Task description
Which lines hold the word "this"? Show each of them.
- - -
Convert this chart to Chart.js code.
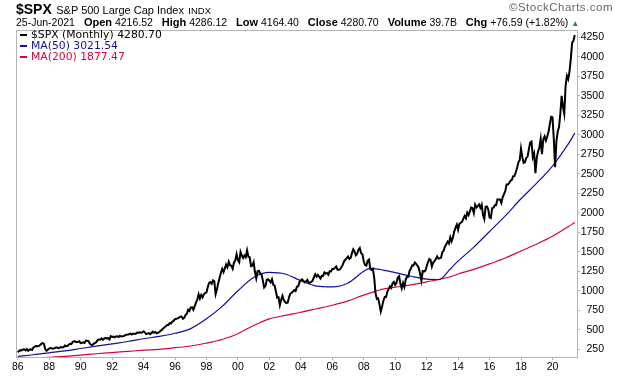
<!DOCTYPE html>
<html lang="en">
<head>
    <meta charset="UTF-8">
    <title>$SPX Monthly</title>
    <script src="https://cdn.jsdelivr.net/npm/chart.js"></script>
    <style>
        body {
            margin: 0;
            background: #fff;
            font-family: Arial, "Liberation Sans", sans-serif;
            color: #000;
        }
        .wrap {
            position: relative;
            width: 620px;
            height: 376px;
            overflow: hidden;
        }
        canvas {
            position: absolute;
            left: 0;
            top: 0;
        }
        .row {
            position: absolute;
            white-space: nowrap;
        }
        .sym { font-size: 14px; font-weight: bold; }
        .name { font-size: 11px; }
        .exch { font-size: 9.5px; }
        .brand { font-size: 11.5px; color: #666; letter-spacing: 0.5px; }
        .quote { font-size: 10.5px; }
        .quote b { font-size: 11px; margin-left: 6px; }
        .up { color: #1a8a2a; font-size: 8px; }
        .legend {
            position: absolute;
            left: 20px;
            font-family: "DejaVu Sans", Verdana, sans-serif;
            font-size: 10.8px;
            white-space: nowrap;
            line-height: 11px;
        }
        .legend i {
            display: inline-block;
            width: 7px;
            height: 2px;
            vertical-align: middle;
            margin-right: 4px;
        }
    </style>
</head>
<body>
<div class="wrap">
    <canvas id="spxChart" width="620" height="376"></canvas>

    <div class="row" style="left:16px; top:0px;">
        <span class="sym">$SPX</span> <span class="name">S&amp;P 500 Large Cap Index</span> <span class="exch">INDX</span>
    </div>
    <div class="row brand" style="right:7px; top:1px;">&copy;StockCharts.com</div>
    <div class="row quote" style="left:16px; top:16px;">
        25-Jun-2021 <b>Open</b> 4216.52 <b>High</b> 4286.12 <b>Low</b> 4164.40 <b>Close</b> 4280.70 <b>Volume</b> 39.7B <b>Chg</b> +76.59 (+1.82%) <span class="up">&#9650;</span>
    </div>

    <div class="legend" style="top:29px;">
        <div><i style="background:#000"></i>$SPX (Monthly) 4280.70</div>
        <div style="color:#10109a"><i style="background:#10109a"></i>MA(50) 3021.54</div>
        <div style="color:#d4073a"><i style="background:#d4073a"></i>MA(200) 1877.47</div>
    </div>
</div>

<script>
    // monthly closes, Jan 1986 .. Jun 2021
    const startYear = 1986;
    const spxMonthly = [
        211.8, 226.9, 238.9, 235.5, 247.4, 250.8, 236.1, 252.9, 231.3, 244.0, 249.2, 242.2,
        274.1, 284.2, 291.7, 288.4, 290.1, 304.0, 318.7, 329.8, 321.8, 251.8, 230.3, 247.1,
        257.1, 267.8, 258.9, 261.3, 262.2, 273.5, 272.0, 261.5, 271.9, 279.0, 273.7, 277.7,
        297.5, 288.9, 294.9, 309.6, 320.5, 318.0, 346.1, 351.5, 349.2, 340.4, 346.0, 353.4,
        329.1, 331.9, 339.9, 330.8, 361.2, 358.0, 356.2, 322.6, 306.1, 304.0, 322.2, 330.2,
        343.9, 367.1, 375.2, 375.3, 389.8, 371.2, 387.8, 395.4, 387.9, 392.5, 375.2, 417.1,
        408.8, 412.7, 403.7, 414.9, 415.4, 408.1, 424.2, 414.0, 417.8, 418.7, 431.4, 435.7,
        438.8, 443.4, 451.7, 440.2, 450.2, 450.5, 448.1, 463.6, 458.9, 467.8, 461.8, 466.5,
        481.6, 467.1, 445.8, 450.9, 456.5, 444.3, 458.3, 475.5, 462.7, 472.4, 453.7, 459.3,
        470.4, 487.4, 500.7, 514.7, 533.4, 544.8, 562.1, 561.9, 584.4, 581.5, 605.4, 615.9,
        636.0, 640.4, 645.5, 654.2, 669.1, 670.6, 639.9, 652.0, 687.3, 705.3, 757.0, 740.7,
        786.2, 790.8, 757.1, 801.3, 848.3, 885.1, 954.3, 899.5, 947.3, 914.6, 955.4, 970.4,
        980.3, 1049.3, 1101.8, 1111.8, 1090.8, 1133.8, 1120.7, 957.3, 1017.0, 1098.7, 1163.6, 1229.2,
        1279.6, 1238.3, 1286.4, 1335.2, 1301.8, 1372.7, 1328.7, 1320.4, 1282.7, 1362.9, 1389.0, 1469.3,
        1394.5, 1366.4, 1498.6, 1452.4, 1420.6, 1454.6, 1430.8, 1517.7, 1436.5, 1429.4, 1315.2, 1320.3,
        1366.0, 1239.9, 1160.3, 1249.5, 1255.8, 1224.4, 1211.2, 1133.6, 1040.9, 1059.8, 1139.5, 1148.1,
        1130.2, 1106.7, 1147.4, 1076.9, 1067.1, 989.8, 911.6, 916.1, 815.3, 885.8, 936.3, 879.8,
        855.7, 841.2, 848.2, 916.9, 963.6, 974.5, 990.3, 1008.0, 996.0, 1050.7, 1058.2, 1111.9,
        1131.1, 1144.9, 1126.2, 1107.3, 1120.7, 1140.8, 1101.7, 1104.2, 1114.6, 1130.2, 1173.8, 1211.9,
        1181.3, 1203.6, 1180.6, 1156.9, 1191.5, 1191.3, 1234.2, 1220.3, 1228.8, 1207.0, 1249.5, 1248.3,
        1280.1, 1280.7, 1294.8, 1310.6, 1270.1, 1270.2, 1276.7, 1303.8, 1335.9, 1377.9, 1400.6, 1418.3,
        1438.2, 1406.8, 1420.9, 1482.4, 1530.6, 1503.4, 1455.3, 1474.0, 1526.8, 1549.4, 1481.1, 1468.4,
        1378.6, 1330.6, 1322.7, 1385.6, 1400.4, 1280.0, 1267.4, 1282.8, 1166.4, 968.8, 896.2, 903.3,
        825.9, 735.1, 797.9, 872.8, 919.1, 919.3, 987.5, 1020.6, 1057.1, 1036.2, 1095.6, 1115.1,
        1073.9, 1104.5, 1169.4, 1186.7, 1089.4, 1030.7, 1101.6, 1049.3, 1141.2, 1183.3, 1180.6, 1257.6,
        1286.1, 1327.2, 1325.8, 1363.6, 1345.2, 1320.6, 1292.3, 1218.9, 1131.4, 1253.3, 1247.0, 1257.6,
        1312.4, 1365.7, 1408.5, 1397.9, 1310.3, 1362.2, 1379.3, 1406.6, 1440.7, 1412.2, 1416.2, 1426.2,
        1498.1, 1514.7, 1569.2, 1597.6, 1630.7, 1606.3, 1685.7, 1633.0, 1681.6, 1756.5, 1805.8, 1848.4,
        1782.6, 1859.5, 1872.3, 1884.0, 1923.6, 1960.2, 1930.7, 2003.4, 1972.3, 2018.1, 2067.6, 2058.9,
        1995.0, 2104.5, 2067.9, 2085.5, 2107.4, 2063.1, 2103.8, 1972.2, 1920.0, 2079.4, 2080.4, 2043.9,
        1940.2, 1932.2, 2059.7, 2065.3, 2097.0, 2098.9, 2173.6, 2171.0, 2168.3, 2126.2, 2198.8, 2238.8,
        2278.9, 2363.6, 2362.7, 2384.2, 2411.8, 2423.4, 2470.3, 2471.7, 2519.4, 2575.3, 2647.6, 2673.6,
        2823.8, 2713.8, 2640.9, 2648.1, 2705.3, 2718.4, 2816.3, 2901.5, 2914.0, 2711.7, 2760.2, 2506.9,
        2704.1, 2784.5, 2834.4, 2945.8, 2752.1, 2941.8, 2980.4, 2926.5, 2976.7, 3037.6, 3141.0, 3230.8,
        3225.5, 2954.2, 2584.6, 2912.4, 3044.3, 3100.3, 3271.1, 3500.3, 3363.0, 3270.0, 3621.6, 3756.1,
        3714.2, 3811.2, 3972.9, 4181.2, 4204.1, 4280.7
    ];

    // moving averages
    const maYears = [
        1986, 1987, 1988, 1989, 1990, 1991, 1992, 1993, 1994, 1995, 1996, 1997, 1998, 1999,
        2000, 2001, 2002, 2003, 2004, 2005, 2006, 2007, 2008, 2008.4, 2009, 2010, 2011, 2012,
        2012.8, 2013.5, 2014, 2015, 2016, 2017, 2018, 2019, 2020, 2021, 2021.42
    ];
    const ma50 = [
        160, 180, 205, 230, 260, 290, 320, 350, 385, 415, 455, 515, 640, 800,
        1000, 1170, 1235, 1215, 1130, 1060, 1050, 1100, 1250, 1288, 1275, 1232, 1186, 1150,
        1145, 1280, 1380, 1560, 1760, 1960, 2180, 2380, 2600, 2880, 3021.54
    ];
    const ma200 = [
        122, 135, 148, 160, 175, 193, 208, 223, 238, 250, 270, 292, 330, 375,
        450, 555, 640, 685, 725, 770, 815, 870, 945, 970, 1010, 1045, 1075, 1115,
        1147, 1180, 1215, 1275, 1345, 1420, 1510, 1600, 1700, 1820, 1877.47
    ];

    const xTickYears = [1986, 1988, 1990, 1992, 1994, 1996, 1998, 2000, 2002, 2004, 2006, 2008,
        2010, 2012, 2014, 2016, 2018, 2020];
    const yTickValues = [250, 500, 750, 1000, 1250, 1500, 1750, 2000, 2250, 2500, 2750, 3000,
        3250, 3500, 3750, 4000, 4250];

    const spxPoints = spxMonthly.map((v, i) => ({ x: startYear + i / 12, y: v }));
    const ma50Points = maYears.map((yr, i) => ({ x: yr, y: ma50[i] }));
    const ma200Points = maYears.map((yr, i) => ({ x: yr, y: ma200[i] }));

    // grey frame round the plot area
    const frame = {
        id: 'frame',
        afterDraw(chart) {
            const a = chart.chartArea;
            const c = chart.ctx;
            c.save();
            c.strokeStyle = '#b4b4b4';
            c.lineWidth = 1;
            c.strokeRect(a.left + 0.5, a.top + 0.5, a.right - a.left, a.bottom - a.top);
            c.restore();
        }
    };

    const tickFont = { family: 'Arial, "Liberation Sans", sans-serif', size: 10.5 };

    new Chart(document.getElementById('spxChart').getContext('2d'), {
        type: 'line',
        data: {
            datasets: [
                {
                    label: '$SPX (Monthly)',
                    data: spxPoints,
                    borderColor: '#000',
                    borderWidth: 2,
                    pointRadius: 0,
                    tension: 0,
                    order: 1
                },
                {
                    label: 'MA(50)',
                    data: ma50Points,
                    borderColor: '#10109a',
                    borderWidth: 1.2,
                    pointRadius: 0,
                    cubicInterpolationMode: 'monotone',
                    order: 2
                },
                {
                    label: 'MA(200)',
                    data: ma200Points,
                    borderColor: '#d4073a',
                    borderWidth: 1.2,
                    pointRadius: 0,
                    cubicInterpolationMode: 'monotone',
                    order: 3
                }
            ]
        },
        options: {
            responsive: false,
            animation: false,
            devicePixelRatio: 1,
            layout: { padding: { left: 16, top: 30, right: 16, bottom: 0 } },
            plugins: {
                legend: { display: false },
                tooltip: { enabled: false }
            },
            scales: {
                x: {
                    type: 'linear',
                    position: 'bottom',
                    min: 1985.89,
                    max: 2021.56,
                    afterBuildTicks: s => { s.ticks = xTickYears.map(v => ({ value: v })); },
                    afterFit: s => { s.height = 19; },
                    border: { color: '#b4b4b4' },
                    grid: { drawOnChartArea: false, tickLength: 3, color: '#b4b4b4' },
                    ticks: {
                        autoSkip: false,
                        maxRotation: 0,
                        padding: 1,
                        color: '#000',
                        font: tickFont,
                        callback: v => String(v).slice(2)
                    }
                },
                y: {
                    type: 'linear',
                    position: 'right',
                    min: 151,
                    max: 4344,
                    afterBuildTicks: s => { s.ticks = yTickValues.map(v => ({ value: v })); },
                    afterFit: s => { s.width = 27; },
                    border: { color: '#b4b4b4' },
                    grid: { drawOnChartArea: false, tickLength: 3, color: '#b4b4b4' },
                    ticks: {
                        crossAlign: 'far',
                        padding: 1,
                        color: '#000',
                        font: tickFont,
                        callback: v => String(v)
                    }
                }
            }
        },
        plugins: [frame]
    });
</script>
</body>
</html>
- - -
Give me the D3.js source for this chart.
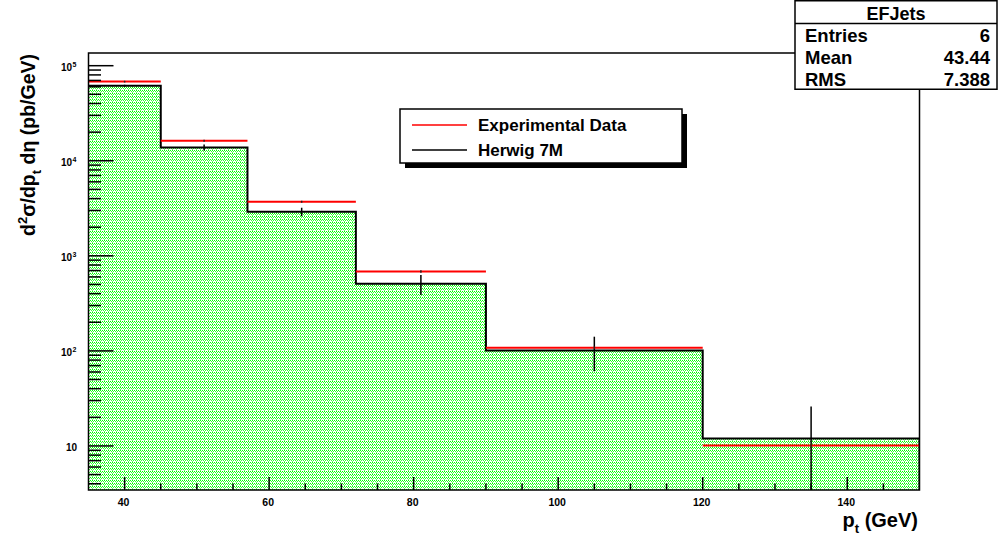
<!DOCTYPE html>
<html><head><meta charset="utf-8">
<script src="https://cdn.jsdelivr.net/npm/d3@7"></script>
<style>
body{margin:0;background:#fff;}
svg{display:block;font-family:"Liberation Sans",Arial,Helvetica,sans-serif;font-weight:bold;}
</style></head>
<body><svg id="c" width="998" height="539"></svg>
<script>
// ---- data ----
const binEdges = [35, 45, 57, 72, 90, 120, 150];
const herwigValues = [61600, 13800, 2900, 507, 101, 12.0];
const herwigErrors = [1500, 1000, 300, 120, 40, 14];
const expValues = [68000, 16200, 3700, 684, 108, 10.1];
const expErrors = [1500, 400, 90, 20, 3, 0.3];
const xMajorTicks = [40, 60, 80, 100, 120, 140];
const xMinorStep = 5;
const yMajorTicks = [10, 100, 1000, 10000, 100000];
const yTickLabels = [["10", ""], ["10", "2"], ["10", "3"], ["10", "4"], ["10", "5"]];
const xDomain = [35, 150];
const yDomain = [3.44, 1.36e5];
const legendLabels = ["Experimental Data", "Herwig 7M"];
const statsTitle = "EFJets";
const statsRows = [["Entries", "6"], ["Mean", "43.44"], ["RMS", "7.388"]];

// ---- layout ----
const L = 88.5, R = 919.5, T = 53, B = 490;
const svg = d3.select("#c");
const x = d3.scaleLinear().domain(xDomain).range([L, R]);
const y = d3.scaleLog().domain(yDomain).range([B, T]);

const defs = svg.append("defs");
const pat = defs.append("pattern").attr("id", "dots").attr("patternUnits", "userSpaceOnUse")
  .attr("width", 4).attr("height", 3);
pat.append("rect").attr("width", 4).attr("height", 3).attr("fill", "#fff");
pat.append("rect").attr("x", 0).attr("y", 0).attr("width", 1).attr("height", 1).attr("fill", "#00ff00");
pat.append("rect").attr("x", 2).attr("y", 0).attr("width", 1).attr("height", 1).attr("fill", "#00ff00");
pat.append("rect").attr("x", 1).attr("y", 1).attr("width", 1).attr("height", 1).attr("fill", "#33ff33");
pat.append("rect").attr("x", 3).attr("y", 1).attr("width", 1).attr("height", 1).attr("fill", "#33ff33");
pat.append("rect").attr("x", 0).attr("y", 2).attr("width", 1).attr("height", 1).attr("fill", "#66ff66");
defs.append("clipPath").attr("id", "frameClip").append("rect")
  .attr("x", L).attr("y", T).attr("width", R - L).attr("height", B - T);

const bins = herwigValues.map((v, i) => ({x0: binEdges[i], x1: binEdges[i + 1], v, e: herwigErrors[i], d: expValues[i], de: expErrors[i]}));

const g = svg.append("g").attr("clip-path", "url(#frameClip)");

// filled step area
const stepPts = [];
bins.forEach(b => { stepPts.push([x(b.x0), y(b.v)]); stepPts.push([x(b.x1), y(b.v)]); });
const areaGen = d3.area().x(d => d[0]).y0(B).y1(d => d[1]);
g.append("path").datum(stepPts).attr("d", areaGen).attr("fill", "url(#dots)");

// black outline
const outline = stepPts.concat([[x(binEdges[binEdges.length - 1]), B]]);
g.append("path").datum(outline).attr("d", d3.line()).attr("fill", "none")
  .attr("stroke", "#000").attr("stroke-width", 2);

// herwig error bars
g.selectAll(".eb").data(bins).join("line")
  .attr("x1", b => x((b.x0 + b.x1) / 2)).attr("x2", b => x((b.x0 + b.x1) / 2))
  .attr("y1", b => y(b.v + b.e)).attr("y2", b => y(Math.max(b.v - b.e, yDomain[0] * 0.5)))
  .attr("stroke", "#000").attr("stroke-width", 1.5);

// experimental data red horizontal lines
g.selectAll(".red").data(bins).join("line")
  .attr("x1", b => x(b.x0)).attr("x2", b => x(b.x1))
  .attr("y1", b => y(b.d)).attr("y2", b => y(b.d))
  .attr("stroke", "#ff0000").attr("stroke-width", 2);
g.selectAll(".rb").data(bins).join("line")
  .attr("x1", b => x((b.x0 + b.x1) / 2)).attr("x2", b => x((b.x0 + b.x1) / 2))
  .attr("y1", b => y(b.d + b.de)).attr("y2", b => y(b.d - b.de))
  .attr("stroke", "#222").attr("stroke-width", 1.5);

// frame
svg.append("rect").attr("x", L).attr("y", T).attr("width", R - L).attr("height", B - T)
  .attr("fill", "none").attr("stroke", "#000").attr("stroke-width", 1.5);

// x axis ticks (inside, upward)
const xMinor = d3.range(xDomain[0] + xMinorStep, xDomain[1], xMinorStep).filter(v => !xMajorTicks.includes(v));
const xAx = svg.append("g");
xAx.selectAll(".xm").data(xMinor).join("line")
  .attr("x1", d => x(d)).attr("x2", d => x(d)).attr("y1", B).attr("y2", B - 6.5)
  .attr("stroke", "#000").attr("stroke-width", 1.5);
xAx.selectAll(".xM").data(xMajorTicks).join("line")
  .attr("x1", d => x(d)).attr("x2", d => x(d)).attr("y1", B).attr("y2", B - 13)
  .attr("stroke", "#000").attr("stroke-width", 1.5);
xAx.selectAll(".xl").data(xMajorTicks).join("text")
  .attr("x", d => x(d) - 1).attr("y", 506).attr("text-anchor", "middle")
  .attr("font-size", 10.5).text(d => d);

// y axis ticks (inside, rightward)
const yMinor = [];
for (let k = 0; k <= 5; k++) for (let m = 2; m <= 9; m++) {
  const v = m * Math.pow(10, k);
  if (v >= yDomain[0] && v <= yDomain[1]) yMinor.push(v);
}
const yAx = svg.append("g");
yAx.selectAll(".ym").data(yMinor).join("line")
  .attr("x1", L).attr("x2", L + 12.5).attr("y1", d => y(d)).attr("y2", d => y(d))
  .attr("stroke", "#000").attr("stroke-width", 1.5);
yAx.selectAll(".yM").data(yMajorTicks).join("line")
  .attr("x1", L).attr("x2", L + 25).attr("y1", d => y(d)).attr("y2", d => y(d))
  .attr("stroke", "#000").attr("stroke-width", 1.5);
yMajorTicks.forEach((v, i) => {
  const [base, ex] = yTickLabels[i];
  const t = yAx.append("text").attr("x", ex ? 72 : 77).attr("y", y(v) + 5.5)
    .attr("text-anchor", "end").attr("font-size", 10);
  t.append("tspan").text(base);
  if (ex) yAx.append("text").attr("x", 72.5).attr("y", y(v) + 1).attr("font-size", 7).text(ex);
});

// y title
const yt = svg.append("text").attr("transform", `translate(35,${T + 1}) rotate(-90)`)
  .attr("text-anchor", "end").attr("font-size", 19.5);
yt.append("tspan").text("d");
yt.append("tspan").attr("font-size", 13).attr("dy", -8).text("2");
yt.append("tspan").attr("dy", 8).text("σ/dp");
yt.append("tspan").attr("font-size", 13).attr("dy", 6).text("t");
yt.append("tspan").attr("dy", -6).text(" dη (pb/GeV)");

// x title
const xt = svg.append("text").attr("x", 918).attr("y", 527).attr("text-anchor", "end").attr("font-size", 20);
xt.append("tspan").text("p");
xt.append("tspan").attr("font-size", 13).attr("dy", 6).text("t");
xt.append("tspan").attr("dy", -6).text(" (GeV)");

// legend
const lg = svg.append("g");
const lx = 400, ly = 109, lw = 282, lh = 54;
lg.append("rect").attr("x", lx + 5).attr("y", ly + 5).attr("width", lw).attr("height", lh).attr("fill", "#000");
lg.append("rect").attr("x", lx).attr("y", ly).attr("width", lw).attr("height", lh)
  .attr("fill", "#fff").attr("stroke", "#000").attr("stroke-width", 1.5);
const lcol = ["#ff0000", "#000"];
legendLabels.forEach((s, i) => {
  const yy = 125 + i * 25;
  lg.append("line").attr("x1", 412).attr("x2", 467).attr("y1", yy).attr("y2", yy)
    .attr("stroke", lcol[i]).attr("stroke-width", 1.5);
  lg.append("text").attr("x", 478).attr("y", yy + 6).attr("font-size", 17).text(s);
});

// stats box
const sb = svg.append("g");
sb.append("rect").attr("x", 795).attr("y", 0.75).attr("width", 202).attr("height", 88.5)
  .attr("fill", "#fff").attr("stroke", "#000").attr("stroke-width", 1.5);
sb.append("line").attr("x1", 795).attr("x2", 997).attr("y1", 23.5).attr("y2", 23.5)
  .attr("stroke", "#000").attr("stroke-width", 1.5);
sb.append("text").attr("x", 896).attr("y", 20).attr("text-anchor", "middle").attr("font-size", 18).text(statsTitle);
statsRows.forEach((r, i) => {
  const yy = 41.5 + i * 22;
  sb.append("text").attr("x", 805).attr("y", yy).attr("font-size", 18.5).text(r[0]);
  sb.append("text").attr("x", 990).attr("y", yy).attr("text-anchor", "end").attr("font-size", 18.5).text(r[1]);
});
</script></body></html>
- - -
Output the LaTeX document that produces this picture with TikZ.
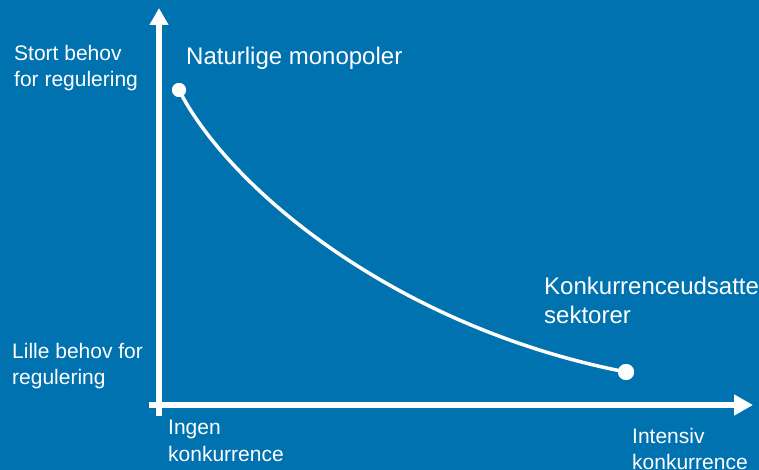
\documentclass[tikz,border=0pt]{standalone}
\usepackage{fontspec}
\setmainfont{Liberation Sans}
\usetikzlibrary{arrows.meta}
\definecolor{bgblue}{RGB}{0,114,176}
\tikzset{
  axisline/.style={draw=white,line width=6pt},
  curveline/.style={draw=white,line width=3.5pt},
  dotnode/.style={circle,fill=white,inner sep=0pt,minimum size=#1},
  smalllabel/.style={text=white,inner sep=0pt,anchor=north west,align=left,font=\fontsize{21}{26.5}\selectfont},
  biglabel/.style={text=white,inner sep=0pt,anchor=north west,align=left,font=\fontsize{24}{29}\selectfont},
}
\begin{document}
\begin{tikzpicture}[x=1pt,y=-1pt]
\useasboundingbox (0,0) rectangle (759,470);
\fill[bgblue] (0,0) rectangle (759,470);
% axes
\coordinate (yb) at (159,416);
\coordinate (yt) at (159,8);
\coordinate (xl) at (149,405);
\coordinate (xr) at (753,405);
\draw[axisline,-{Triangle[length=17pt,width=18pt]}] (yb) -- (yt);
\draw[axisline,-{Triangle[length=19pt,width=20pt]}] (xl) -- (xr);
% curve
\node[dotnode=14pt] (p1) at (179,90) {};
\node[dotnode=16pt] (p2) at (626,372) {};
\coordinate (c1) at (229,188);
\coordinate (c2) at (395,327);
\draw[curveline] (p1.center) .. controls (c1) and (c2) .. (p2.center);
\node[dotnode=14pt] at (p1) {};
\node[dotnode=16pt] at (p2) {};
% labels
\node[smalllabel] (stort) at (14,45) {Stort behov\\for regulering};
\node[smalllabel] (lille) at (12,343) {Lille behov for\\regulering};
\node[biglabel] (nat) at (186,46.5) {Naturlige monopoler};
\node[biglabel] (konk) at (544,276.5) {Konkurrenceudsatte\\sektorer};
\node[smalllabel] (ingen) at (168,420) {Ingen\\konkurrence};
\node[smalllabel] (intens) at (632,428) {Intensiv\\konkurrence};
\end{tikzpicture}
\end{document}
- - -
Written answer
Convert this chart to Chart.js code.
Give me the D3.js source for this chart.
Output the LaTeX document that produces this picture with TikZ.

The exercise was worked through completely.